───── Supplied records

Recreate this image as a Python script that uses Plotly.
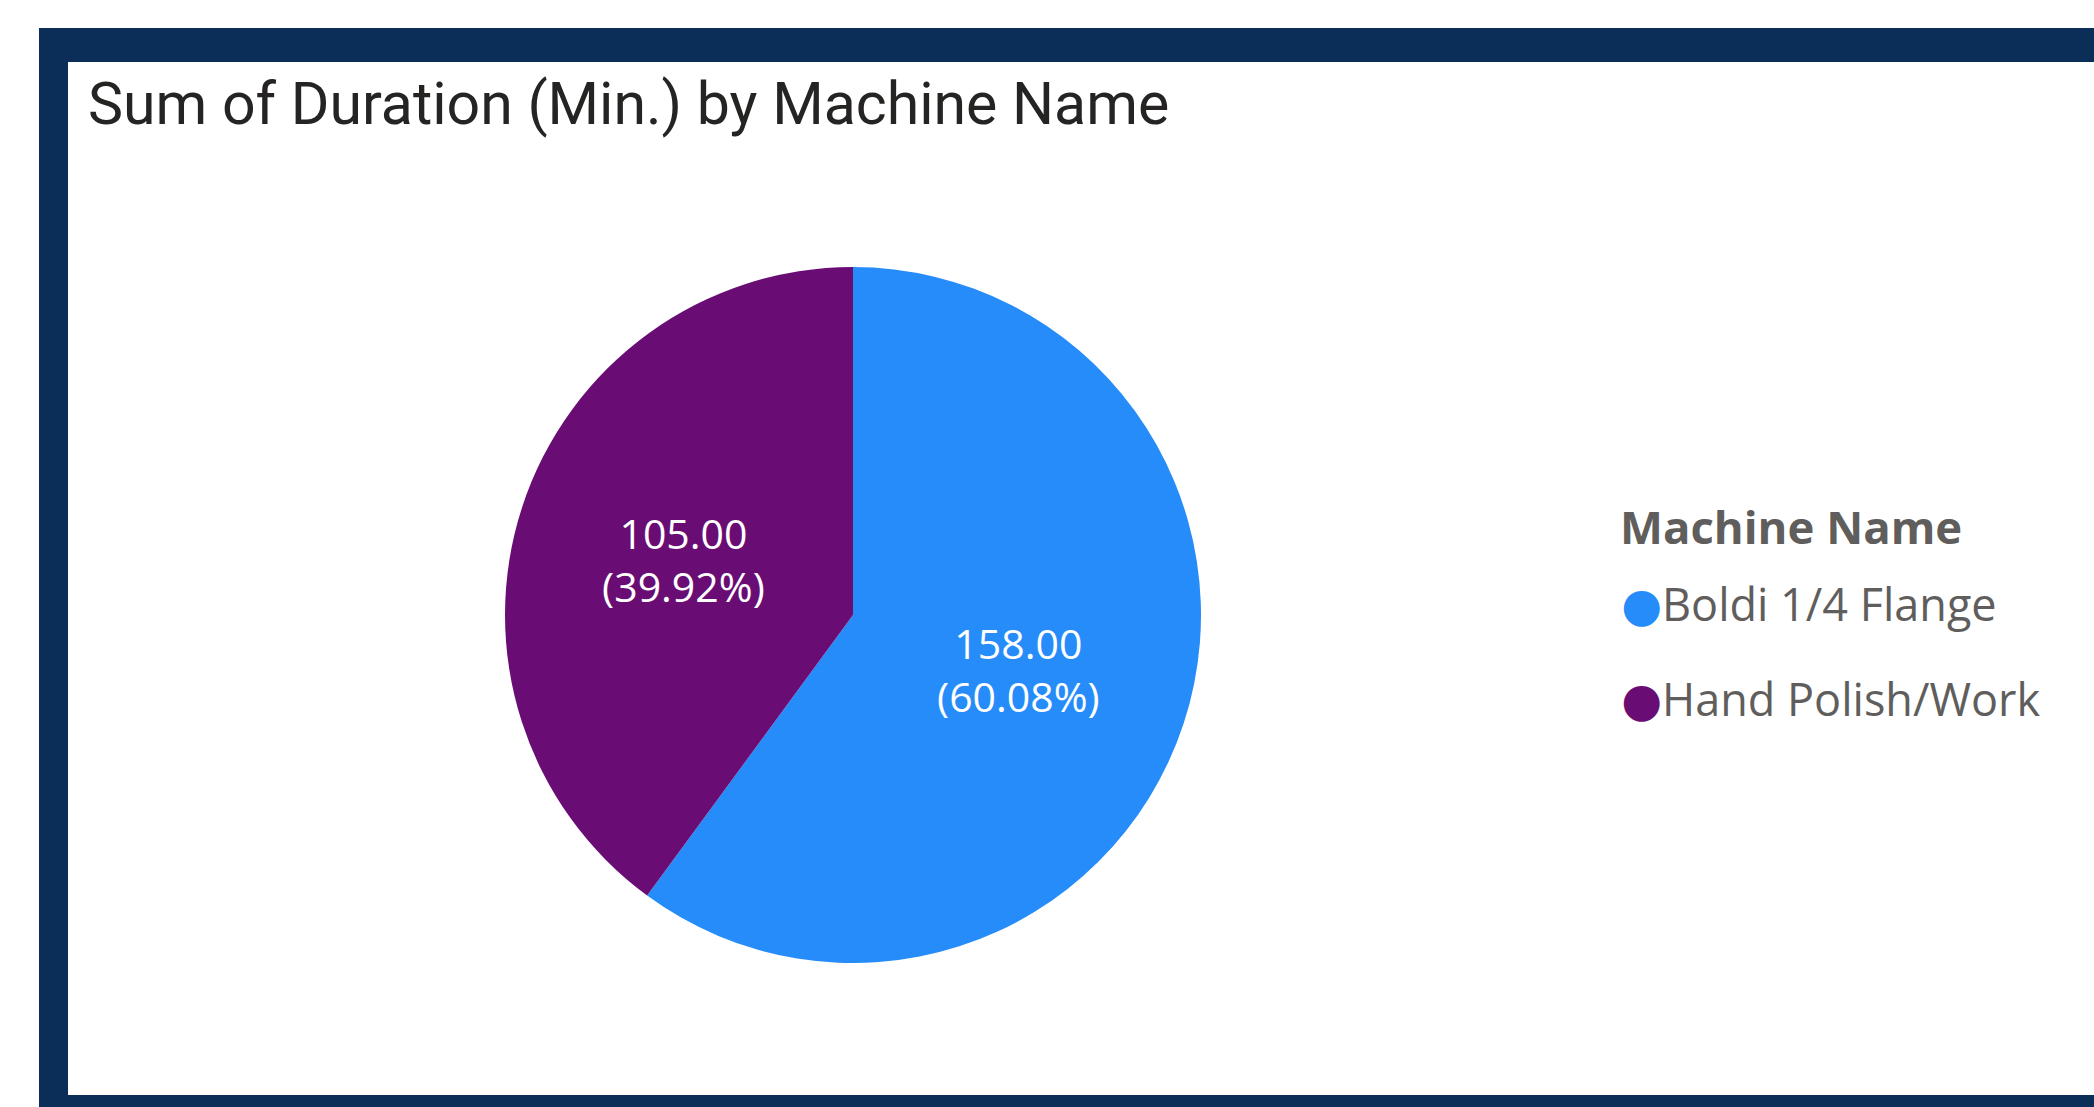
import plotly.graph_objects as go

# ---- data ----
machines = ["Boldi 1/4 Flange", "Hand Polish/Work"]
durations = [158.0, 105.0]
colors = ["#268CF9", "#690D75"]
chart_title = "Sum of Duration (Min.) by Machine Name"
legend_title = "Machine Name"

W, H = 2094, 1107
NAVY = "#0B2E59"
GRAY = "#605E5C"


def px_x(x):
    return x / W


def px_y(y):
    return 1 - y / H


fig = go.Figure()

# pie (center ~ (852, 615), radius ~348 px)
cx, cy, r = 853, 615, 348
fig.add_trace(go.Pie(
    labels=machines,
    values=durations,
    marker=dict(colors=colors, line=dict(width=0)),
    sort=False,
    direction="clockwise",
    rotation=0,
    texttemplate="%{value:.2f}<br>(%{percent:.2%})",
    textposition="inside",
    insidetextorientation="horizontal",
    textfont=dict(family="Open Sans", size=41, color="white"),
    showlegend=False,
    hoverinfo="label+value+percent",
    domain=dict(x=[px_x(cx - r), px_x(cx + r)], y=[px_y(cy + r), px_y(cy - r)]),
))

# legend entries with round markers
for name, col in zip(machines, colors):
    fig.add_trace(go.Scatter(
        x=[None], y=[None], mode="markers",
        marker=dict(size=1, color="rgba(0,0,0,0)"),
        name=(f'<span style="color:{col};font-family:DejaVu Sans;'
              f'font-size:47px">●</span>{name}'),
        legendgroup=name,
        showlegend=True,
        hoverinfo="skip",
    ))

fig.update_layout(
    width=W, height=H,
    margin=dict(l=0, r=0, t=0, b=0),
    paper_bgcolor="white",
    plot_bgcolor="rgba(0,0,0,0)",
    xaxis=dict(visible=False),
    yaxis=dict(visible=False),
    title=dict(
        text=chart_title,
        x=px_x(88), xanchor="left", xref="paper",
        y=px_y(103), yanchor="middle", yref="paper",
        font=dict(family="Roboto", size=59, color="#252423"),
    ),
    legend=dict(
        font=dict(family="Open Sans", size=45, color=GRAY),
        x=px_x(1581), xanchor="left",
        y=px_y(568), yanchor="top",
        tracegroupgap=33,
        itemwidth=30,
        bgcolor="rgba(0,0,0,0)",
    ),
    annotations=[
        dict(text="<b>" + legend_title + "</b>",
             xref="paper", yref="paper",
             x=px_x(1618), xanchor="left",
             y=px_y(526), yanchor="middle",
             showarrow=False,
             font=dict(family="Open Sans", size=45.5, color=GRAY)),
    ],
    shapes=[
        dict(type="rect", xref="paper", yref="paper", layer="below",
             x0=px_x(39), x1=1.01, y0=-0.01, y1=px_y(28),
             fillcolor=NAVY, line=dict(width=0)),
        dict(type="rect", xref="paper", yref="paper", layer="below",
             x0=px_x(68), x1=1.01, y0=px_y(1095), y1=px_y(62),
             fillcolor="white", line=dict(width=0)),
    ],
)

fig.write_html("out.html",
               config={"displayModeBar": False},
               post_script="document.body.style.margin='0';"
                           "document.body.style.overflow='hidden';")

──────────
───── Supplied records

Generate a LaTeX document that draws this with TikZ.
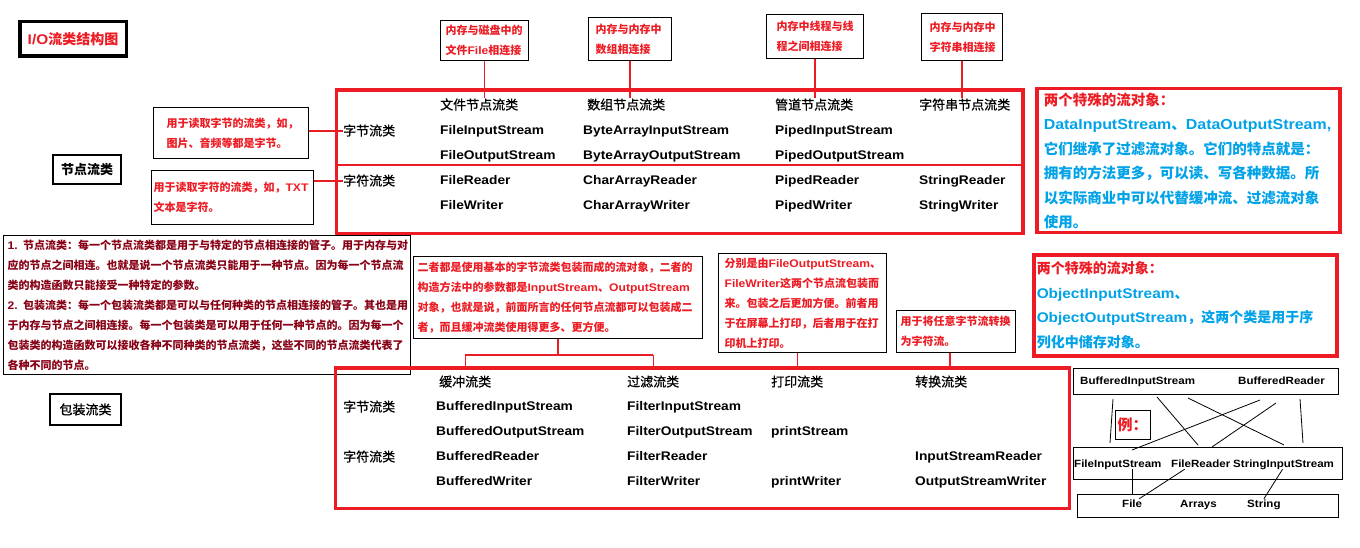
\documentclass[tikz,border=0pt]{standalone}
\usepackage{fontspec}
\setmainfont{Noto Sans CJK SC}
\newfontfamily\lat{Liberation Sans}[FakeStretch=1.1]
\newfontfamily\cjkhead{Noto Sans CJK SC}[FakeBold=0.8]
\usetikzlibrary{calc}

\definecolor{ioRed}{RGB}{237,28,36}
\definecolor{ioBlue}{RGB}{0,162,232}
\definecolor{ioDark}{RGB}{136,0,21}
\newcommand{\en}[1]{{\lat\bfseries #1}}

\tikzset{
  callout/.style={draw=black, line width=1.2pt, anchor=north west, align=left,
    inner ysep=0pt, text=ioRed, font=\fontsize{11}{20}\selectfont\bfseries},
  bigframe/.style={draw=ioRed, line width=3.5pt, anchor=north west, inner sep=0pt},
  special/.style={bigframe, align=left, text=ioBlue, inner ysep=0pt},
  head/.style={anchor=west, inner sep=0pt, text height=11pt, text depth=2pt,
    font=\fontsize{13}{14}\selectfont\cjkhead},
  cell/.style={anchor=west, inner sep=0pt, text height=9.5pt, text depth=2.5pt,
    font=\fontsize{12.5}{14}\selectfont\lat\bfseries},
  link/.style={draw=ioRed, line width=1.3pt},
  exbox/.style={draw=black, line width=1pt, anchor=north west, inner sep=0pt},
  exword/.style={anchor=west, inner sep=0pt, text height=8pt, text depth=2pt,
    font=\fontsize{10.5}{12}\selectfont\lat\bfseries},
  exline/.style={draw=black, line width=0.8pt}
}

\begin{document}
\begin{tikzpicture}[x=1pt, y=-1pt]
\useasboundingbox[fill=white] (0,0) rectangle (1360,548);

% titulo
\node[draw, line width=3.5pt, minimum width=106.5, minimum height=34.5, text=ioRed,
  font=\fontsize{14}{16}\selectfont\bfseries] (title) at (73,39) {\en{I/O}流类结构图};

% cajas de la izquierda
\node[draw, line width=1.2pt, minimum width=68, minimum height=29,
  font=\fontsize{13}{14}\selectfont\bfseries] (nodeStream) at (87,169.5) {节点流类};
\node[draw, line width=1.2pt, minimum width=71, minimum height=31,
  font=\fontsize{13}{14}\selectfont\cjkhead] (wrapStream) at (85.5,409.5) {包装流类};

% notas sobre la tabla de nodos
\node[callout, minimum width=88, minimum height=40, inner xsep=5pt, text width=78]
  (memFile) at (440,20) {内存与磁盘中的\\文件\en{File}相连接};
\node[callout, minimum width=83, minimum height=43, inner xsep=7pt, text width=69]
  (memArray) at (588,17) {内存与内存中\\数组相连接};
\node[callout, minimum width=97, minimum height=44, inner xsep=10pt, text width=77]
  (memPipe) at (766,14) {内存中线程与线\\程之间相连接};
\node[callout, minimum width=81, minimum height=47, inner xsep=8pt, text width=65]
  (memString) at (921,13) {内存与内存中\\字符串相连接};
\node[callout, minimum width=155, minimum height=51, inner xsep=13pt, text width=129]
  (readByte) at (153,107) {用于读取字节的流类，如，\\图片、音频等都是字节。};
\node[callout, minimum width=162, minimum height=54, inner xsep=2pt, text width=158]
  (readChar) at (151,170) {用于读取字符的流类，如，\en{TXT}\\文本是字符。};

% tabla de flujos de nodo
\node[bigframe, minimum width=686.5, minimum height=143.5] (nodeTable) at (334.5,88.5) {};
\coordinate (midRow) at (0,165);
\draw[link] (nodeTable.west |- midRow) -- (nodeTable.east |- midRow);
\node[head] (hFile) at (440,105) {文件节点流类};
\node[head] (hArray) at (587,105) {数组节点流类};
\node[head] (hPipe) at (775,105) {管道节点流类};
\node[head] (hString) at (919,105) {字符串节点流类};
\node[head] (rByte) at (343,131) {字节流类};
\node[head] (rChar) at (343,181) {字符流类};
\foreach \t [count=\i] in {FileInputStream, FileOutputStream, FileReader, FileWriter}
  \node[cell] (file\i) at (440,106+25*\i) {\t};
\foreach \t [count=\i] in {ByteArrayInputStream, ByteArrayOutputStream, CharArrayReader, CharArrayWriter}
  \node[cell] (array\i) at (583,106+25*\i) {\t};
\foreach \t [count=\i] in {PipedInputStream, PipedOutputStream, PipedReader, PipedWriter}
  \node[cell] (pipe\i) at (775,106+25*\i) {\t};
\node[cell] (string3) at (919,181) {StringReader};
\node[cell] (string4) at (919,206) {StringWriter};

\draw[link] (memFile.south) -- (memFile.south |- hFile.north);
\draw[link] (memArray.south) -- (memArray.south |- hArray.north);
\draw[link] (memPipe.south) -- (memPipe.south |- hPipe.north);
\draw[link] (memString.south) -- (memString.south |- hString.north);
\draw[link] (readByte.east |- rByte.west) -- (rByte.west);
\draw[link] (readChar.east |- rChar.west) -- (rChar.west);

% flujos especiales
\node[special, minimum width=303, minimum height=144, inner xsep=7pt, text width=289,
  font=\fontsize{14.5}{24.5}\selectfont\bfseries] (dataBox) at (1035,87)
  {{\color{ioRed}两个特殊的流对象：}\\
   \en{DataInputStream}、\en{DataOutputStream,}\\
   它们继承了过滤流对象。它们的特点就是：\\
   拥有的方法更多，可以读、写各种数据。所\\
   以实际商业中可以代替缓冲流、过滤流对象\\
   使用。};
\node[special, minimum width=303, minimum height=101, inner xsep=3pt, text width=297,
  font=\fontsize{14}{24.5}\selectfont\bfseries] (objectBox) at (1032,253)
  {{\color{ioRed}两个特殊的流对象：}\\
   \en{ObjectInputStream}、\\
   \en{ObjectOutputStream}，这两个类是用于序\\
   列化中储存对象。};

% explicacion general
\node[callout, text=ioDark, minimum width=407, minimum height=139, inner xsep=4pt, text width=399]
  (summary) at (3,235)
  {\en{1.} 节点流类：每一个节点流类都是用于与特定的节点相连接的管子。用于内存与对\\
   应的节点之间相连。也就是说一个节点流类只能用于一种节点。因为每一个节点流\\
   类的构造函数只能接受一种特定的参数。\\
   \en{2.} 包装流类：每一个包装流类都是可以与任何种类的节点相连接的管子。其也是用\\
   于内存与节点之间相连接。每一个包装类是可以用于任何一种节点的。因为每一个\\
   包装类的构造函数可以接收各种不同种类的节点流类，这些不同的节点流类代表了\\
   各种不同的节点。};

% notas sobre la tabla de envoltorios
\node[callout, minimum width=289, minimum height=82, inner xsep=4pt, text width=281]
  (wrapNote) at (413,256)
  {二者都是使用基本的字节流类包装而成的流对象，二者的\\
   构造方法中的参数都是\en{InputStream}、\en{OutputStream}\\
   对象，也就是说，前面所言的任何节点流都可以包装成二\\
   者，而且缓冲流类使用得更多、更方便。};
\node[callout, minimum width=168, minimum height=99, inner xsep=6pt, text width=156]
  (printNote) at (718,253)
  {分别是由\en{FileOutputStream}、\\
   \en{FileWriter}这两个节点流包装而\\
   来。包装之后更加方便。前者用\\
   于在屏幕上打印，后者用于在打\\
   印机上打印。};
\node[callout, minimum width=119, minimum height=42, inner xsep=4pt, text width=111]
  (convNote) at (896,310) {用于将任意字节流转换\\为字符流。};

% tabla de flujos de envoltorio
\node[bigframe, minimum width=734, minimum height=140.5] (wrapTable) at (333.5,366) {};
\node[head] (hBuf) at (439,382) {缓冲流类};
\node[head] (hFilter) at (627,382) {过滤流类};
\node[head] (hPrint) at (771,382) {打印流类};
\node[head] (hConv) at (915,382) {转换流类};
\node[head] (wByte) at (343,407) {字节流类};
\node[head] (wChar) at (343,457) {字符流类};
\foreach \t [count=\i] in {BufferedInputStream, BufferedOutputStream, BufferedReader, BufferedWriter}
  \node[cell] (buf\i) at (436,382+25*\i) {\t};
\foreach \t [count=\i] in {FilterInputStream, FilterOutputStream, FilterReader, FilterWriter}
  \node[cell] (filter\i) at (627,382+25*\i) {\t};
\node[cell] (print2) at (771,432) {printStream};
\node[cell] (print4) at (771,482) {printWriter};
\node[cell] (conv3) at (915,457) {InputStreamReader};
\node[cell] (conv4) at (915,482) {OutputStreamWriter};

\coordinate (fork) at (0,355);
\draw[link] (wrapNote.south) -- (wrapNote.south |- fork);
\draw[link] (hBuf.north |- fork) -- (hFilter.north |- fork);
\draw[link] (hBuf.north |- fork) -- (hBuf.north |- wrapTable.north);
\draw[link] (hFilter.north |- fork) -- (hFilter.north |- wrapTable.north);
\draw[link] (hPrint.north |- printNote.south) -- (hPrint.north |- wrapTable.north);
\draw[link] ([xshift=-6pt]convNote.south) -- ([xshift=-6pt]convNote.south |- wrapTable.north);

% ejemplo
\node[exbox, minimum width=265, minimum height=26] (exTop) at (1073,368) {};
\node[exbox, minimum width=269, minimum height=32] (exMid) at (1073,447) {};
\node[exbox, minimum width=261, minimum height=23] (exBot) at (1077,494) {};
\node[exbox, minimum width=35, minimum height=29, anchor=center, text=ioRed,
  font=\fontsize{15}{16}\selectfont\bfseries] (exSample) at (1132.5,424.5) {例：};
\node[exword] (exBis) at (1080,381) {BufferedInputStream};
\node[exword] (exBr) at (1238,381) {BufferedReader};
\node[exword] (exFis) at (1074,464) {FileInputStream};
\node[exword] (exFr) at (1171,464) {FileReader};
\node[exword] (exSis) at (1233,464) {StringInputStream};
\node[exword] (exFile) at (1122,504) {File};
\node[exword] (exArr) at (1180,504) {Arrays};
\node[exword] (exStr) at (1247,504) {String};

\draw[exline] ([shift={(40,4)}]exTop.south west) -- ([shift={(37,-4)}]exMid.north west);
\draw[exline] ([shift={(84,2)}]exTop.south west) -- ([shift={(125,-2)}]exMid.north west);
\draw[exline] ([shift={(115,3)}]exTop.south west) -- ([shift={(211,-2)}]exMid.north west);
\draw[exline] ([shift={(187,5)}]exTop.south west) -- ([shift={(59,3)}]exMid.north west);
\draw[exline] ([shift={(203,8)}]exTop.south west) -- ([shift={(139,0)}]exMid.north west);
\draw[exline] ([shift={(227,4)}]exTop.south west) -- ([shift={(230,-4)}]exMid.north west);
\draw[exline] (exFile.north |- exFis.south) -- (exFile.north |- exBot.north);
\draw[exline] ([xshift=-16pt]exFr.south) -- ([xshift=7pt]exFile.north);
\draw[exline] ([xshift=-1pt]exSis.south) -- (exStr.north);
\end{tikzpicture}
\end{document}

──────────
───── Supplied records

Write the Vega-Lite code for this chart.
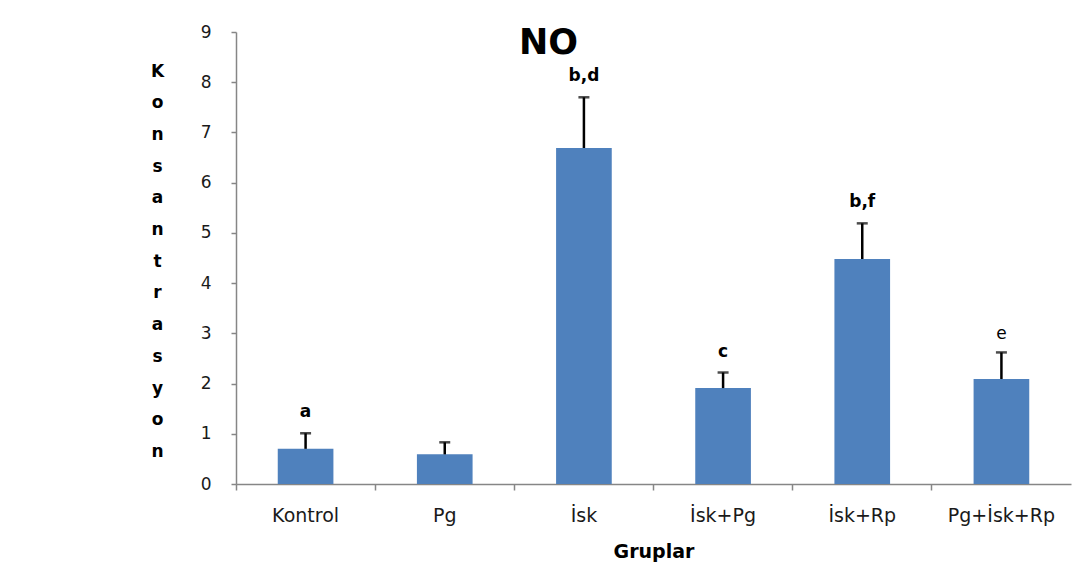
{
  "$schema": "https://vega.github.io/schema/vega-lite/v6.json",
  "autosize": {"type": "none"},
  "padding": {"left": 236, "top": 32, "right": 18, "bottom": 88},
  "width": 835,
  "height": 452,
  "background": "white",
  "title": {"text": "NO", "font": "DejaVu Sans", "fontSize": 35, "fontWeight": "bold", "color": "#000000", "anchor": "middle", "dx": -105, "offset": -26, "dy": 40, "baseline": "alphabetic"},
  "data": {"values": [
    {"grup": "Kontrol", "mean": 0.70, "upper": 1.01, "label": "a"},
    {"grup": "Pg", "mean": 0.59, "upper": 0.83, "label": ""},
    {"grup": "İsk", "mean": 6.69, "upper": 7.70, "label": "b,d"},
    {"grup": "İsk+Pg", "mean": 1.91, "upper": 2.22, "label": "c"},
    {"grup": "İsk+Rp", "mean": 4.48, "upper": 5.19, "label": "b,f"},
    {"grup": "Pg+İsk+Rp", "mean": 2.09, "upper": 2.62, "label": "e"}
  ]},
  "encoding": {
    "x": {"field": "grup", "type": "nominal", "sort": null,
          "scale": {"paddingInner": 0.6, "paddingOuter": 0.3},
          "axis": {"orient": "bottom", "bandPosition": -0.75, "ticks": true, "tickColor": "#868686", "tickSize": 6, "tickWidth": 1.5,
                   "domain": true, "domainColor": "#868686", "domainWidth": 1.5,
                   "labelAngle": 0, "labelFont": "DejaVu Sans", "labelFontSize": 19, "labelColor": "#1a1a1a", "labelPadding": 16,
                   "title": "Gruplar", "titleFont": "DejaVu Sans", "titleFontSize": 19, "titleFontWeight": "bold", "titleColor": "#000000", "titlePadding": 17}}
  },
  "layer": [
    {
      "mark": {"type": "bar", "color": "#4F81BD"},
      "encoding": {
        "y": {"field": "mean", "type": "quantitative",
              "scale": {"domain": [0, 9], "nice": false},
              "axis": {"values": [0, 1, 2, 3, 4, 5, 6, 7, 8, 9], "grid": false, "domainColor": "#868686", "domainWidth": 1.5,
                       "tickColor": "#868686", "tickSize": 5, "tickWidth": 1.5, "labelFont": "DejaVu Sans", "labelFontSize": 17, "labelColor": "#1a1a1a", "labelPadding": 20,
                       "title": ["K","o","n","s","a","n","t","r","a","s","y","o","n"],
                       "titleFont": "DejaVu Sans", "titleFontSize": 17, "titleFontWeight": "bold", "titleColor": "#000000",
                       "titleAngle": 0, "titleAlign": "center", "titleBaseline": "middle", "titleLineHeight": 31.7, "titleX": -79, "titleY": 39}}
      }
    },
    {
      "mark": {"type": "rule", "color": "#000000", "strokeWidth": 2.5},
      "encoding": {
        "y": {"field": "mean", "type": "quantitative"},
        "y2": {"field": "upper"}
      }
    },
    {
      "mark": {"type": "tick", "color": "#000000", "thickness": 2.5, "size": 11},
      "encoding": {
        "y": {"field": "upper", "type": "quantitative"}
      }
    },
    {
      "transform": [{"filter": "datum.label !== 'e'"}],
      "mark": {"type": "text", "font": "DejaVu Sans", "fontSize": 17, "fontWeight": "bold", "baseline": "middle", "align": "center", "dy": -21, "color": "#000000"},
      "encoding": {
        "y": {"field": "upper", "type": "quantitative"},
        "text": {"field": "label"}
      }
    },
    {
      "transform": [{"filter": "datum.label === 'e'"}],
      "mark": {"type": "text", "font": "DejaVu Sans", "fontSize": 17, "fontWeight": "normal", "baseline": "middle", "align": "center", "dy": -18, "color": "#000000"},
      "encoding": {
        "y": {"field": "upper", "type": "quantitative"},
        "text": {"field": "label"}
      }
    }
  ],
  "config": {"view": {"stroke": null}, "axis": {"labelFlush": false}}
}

──────────

■ Exercise description
Copy each line that holds the word "this".

■ Result
Recreate this image as a Python script that uses Plotly.
Generate a LaTeX document that draws this with TikZ.
Write the Vega-Lite code for this chart.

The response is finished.